Luca Langoni Ready to Live Up to Record Transfer Fee
"I will try to fight and give the best version of me.”
Luca Langoni participated in his first training session with the New England Revolution on Tuesday marking the beginning of what he and fans of the club will hope is a fruitful career.
Langoni comes to New England by way of Boca Juniors. The giants of Argentina sent the youngster stateside in a transfer that saw the Revolution pay a club-record transfer fee.
With that investment comes pressure but Langoni is ready to fight for his new club and repay the faith that was placed in him by the front office.
“I’m very thankful for everyone in the front office who supported me,” Langoni said via a translator when asked by The Blazing Musket about him fetching such a high fee. “I’m very thankful for that. I approach it calmly, with excitement and humility. I will try to fight and give the best version of me.”
The 22-year-old played in 70 matches for Boca Juniors where he tallied 11 goals. After rising through the ranks of their youth system, Langoni was a part of the 2022 squad that lifted a league trophy.
Langoni can’t express the gratitude he has for his now former club.
“Boca gave me everything,” he said. “It shaped me both as a person and as a player. It was honestly a dream for me and I’m forever thankful.”

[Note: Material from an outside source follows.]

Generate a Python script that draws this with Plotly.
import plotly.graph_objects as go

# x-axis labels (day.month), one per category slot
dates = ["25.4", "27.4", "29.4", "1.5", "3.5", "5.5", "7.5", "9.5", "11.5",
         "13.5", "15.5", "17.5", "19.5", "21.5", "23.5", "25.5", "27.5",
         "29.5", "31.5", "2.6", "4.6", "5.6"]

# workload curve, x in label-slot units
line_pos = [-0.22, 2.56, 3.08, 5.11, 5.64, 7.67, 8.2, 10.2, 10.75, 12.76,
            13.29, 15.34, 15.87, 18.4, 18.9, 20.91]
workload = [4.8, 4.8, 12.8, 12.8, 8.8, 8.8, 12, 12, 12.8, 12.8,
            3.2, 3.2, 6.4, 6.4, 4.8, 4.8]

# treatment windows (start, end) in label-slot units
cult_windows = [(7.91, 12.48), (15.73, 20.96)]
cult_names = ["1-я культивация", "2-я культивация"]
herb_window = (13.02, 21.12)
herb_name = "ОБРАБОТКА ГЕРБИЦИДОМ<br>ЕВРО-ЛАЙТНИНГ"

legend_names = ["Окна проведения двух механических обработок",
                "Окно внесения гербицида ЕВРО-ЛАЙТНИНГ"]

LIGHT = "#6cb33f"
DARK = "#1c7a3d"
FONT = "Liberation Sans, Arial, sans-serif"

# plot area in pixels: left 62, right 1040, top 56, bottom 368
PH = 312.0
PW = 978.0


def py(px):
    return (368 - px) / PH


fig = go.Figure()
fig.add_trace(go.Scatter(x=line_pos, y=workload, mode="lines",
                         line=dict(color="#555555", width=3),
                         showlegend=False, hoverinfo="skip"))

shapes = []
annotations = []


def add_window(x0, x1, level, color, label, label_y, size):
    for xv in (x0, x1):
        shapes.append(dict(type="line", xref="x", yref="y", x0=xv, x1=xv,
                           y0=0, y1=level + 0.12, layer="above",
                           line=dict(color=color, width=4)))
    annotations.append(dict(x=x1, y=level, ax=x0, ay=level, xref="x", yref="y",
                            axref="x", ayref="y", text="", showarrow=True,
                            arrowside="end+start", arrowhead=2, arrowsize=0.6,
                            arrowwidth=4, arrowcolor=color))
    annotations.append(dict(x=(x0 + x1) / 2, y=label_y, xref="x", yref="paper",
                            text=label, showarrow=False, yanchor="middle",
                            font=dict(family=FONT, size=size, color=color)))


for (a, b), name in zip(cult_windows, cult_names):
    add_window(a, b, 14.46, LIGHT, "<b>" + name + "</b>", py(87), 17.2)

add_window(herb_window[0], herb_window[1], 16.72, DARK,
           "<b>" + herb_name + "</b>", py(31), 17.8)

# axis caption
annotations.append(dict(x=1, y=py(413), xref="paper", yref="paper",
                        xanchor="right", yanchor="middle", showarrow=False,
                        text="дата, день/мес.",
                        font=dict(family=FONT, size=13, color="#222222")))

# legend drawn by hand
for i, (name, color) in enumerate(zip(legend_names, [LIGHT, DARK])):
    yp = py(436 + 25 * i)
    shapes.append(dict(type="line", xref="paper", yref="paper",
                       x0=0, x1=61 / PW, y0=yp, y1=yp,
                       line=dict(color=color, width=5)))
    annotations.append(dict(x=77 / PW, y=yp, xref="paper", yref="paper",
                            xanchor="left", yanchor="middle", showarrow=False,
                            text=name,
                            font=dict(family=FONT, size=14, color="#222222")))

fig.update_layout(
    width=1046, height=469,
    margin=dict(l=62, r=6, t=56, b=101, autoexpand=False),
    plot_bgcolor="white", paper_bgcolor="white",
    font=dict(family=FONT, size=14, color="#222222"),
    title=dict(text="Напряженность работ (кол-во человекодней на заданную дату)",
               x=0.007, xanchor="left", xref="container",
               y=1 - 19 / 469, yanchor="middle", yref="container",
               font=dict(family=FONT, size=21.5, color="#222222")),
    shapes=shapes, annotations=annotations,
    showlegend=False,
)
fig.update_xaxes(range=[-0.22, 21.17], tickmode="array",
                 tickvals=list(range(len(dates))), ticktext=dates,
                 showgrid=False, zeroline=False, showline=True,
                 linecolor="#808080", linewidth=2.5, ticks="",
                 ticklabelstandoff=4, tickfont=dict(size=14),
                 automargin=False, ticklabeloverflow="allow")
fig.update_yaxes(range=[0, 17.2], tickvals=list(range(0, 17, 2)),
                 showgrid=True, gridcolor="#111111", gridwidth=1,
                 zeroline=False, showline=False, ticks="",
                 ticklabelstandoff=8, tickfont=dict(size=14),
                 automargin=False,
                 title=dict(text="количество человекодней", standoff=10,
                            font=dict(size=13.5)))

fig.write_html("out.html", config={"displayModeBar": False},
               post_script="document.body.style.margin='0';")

Now in New England, he will face expectations of being a difference-maker. Head coach Caleb Porter believes that the attacker brings a style of play that the Revolution have been lacking.
“Every player is a piece of the puzzle and there are certain dimensions that I'm looking for in the overall group,” he said. “I felt we needed a little more penetration. A little more wing play, penetration, with crossing. We get in the half spaces a lot, but we don't get enough crosses in. Ema [Boateng] brings that, but Esmir [Bajraktarevic] and Dylan [Borrero] are more pocket guys. They come inside on their off foot. Dylan plays left, comes in on his right, and Esmir is left-footed, comes in on his left. So that's great, but we also need a dimension on the wings where guys stretch and get service in. We need, overall, a little bit more pace and penetration. It's not a knock on anybody, it's just I like to have an option of a stretch guy and a pocket guy on each wing, so he [Langoni] brings that stretch guy on the right that we didn't have.”
Langoni said that he enjoys playing on the right flank or in the middle of the pitch as a second forward. It seems likely that when New England is fully healthy, Tomas Chancalay and Langoni could become the Revs’ dangerous duo out wide.
Langoni is also a hard worker whether it be on or off the ball. He will show his pace when patrolling the flank and also will look to cause turnovers in Porter’s pressing system.
Still, the pressure will be high. If he struggles to get acclimated to MLS or the system that Porter wants to play, his transfer fee will be held over his head. Giacomo Vrioni experienced this prior to his six-goal outburst prior to getting injured in regards to his status as a designated player.
Langoni has the pedigree of a star in the making, a player worth more than any record transfer fee. But the time for projecting is over, now is the time for Langoni to turn his potential into reality.
I have never heard the “stretch and pocket” winger talk before Porter and it’s really off putting. A winger cutting inside to either channel with an overlapping fullback making a run isn’t some grand new idea that’s hard to grasp. That small personal annoyance aside, the way he talks about needing one “stretch guy” and one “pocket guy” on either wing sounds a lot like what he wants is his wingers to be predictable and one dimensional in how they attack
So how much was the transfer fee for Langoni?